It is required that the lines from the top of the listing through the line with "1: Campos 1" be reproduced exactly, excluding pictures.
- - - -
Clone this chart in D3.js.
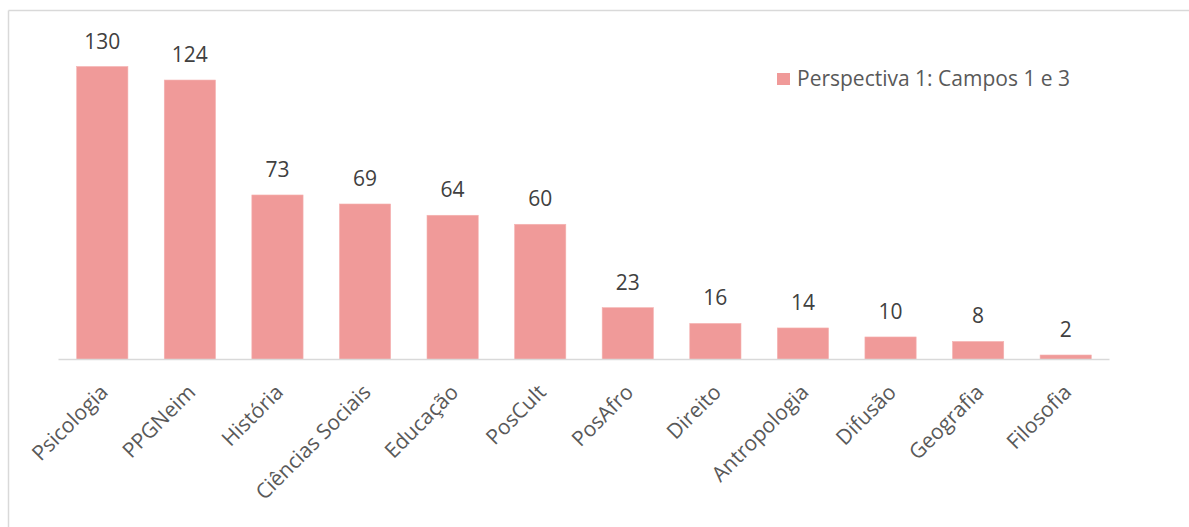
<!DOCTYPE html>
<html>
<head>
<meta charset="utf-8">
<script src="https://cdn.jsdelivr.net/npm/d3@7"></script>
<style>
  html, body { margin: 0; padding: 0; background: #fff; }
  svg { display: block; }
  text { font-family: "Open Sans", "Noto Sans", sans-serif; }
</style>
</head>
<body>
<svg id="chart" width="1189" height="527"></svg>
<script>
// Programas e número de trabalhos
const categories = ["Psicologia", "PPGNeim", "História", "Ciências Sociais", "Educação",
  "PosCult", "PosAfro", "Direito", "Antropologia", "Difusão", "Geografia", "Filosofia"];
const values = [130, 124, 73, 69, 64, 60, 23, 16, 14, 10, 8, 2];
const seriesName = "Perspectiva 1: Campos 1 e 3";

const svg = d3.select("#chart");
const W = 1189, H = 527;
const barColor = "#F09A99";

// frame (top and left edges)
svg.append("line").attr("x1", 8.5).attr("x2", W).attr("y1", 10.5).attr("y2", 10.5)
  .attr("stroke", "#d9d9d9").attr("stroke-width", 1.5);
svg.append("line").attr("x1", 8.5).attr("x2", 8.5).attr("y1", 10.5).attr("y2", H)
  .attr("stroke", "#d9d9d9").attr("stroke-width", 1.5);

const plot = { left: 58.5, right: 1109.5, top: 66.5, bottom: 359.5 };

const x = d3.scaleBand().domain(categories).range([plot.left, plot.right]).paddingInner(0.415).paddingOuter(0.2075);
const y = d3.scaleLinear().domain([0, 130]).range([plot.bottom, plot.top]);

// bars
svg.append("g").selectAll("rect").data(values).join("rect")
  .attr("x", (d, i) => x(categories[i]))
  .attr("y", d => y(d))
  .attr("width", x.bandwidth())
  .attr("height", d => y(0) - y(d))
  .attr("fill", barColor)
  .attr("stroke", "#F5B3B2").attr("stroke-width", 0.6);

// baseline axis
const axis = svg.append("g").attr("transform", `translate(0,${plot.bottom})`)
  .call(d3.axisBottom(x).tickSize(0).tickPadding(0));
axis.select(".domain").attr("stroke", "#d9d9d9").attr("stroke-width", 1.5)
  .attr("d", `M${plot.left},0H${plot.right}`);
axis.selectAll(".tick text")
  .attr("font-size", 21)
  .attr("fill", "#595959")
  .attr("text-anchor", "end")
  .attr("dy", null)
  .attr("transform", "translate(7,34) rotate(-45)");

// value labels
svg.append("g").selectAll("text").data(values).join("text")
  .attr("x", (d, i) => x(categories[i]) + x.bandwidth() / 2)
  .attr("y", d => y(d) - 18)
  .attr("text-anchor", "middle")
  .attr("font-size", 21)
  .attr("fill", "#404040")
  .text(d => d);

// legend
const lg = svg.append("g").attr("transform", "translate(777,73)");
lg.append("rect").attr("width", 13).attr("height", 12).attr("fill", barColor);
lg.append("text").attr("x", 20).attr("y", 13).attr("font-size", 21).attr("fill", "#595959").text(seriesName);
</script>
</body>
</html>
- - - -
=== FINISHED EXERCISE ===
Clone this chart in D3.js.
<!DOCTYPE html>
<html>
<head>
<meta charset="utf-8">
<script src="https://cdn.jsdelivr.net/npm/d3@7"></script>
<style>
  html, body { margin: 0; padding: 0; background: #fff; }
  svg { display: block; }
  text { font-family: "Open Sans", "Noto Sans", sans-serif; }
</style>
</head>
<body>
<svg id="chart" width="1189" height="527"></svg>
<script>
// Programas e número de trabalhos
const categories = ["Psicologia", "PPGNeim", "História", "Ciências Sociais", "Educação",
  "PosCult", "PosAfro", "Direito", "Antropologia", "Difusão", "Geografia", "Filosofia"];
const values = [130, 124, 73, 69, 64, 60, 23, 16, 14, 10, 8, 2];
const seriesName = "Perspectiva 1: Campos 1 e 3";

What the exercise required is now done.